The Specialized Regional Chamber of the Superior Chamber of the Federal Electoral Tribunal concluded on April 21, 2022, in a decision that said “the expressions analyzed were intended to deny the identity of trans women, thus they violate the right to identity, which is in turn a form of denial of equal dignity, thus the tweets are discriminatory.”

The court determined that the tweets in question “had the intention of undermining the exercise of the political-electoral rights of trans women,” especially Salma Lavueno, the member of Congress who filed the complaint against Quadri.

Henriquez attributed Quadri’s adverse treatment to a treaty passed in 2013 at the Organization of American States titled the Inter-American Convention Against All Forms of Discrimination and Intolerance. Henriquez explained that while the treaty “purports to fight back against intolerance,” it has a provision defining intolerance as any manifestation of “disrespect, rejection, or contempt for the dignity, characteristics, convictions, or opinions of persons for being different or contrary,” which he characterized as overly broad.

“Any sort of debate that you might have, whether it be in politics, religion, morality, even sports, can qualify as a form of intolerance,” he warned. “It legitimizes efforts of states to try to control legitimate discourse within their own countries.” Henriquez condemned the treaty, which has been ratified by Uruguay and Mexico, as “a fundamental threat to freedom of expression in our whole sub-region.”

According to Henriquez, the treaty creates “a new human right to be protected from intolerance so you as an individual … under this treaty being applied in your country, have a positive claim against the state in saying that you have a duty to protect me from anybody that disagrees with me on whatever issue it is that we’re discussing.
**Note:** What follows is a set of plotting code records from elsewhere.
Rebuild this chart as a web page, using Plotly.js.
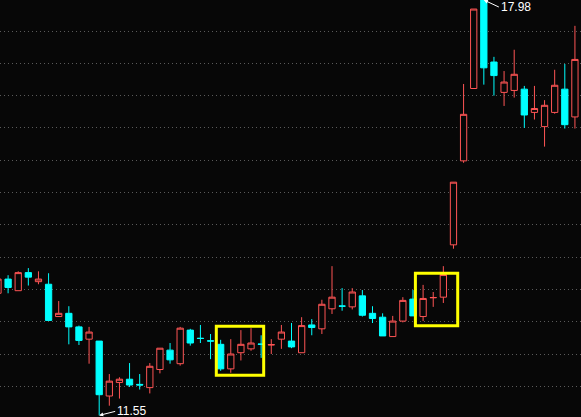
<!DOCTYPE html>
<html>
<head>
<meta charset="utf-8">
<script src="https://cdn.plot.ly/plotly-3.0.1.min.js"></script>
<style>html,body{margin:0;padding:0;background:#070707;}#chart{width:581px;height:417px;}</style>
</head>
<body>
<div id="chart"></div>
<script>
// Trading sessions (index), OHLC values
var sessions = [0,1,2,3,4,5,6,7,8,9,10,11,12,13,14,15,16,17,18,19,20,21,22,23,24,25,26,27,28,29,30,31,32,33,34,35,36,37,38,39,40,41,42,43,44,45,46,47,48,49,50,51,52,53,54,55,56,57];
var openP  = [13.44,13.66,13.48,13.76,13.62,13.58,13.08,13.13,12.92,12.73,12.70,11.85,12.06,12.11,12.03,11.98,12.26,12.56,12.35,12.87,12.745,12.705,12.65,12.27,12.52,12.58,12.655,12.64,12.73,12.70,12.52,12.95,12.89,13.20,13.245,13.23,13.40,13.13,13.07,12.77,13.01,13.35,13.08,13.37,13.38,14.19,15.49,16.61,17.98,17.02,16.55,16.58,16.60,16.24,16.02,16.24,16.60,16.17];
var highP  = [13.70,13.72,13.78,13.83,13.78,13.75,13.32,13.24,12.94,12.92,12.70,12.19,12.14,12.36,12.19,12.36,12.59,12.67,12.92,12.89,12.95,12.81,12.72,12.73,12.87,12.90,12.79,12.73,12.95,12.98,13.07,13.04,13.34,13.86,13.52,13.52,13.49,13.24,13.13,13.09,13.38,13.49,13.57,13.46,13.86,15.16,16.68,17.84,17.98,17.10,16.88,17.21,16.65,16.65,16.43,16.90,16.99,17.58];
var lowP   = [13.40,13.44,13.48,13.56,13.58,13.02,13.08,12.65,12.64,12.35,11.55,11.70,11.81,11.99,11.95,11.89,12.20,12.35,12.32,12.63,12.67,12.42,12.24,12.21,12.40,12.55,12.44,12.50,12.58,12.59,12.52,12.79,12.81,13.12,13.17,13.19,13.08,12.98,12.78,12.77,12.99,13.09,13.01,13.23,13.29,14.13,15.46,16.61,16.67,16.50,16.34,16.47,16.00,16.13,15.71,16.22,15.99,15.99];
var closeP = [13.66,13.53,13.76,13.69,13.66,13.02,13.13,12.92,12.71,12.84,11.87,12.08,12.11,12.02,12.02,12.31,12.59,12.41,12.90,12.67,12.74,12.70,12.27,12.50,12.65,12.67,12.65,12.645,12.84,12.61,12.94,12.91,13.27,13.38,13.24,13.46,13.10,13.05,12.78,13.01,13.33,13.09,13.36,13.375,13.73,15.16,16.21,17.84,16.93,16.81,16.71,16.83,16.20,16.30,16.35,16.66,16.05,17.06];
var gridPrices = [12.0,12.5,13.0,13.5,14.0,14.5,15.0,15.5,16.0,16.5,17.0,17.5];

var maxHigh = Math.max.apply(null, highP), minLow = Math.min.apply(null, lowP);
var iMax = highP.indexOf(maxHigh), iMin = lowP.indexOf(minLow);

var bg = '#070707';
var trace = {
  type: 'candlestick',
  x: sessions, open: openP, high: highP, low: lowP, close: closeP,
  increasing: {line: {color: '#ff5555', width: 1}, fillcolor: bg},
  decreasing: {line: {color: '#00ffff', width: 1}, fillcolor: '#00ffff'},
  whiskerwidth: 0,
  hoverinfo: 'skip'
};

var layout = {
  width: 581, height: 417,
  margin: {l: 0, r: 0, t: 0, b: 0, pad: 0},
  paper_bgcolor: bg, plot_bgcolor: bg,
  showlegend: false,
  boxgap: 0.38, boxgroupgap: 0,
  xaxis: {range: [0.2, 57.6], showgrid: false, zeroline: false, showticklabels: false, ticks: '', showline: false, rangeslider: {visible: false}, fixedrange: true},
  yaxis: {range: [11.525, 17.98], tickmode: 'array', tickvals: gridPrices, showticklabels: false, ticks: '',
          showgrid: true, gridcolor: '#5a5a5a', gridwidth: 1, griddash: '1px,3px', zeroline: false, showline: false, fixedrange: true},
  shapes: [
    {type: 'rect', xref: 'x', yref: 'y', x0: 21.57, x1: 26.25, y0: 12.17, y1: 12.929, line: {color: '#ffff00', width: 3}, fillcolor: 'rgba(0,0,0,0)'},
    {type: 'rect', xref: 'x', yref: 'y', x0: 41.24, x1: 45.42, y0: 12.938, y1: 13.749, line: {color: '#ffff00', width: 3}, fillcolor: 'rgba(0,0,0,0)'}
  ],
  annotations: [
    {x: sessions[iMax], y: maxHigh, xref: 'x', yref: 'y', text: maxHigh.toFixed(2), showarrow: true,
     arrowhead: 2, arrowsize: 0.8, arrowwidth: 1, arrowcolor: '#ffffff', ax: 15, ay: 7, xanchor: 'left', yanchor: 'middle',
     font: {family: 'Liberation Sans, Arial, sans-serif', size: 12, color: '#ffffff'}},
    {x: sessions[iMin], y: minLow, xref: 'x', yref: 'y', text: minLow.toFixed(2), showarrow: true,
     arrowhead: 2, arrowsize: 0.8, arrowwidth: 1, arrowcolor: '#ffffff', ax: 16, ay: -4, xanchor: 'left', yanchor: 'middle',
     font: {family: 'Liberation Sans, Arial, sans-serif', size: 12, color: '#ffffff'}}
  ]
};

Plotly.newPlot('chart', [trace], layout, {staticPlot: true, displayModeBar: false});
</script>
</body>
</html>
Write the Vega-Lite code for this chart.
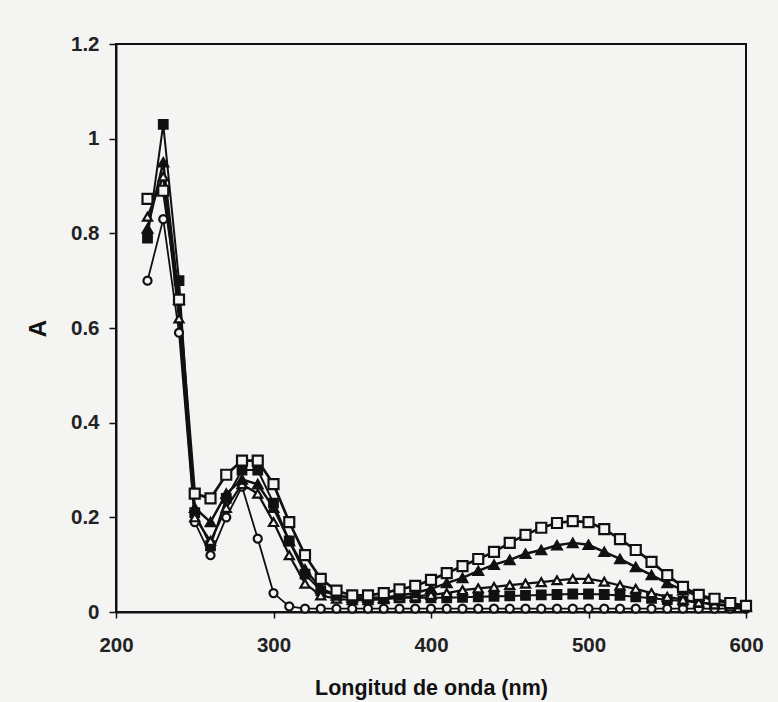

It is really the death knell for freedom of expression and also freedom of religion.”

The gag order issued by the Mexican court prevents Quadri from speaking on “transgender issues” as a result of its finding that the lawmaker’s comments amount to “impeding Salma Luevano from peacefully enjoying his political rights to exercising 'her' office as a lawmaker.”

Quadri sees the court’s decision, which also required him to issue a public apology on Twitter twice a day for more than two weeks and register as a “gender-based political violator” as an affront to his fundamental human rights.

“In standing up for my right to free speech, I am fighting for the free speech rights of my constituents, and that of every Mexican,” Quadri declared in a statement. “My career has been dedicated to a prosperous and free Mexico for all, and that demands that our country abide by its human rights obligations. I am committed to safeguarding our precious democratic values, and for this reason will seek justice at the Inter-American Commission on Human Rights.”

Quadri added, “We cannot shut down the conversation about women’s rights and speaking about these important issues falls firmly within my free speech rights, protected under national and international human rights law. Anyone is free to challenge my assertions, and I would wholeheartedly defend their free speech right to do so.”

“Everyone should be free to speak without fear of punishment,” ADF International Attorney Julio Pohl asserted in a statement shared with CP. “The silencing and sanctioning of Gabriel Quadri — including forcing him to issue an apology on Twitter several times a day — is not an isolated incident and represents one of the most dangerous threats in Mexico today.” 

Pohl expressed hope that “the Inter-American Commission on Human Rights will admit this case and call on Mexico to comply with its international human rights obligations, respecting freedom for all.”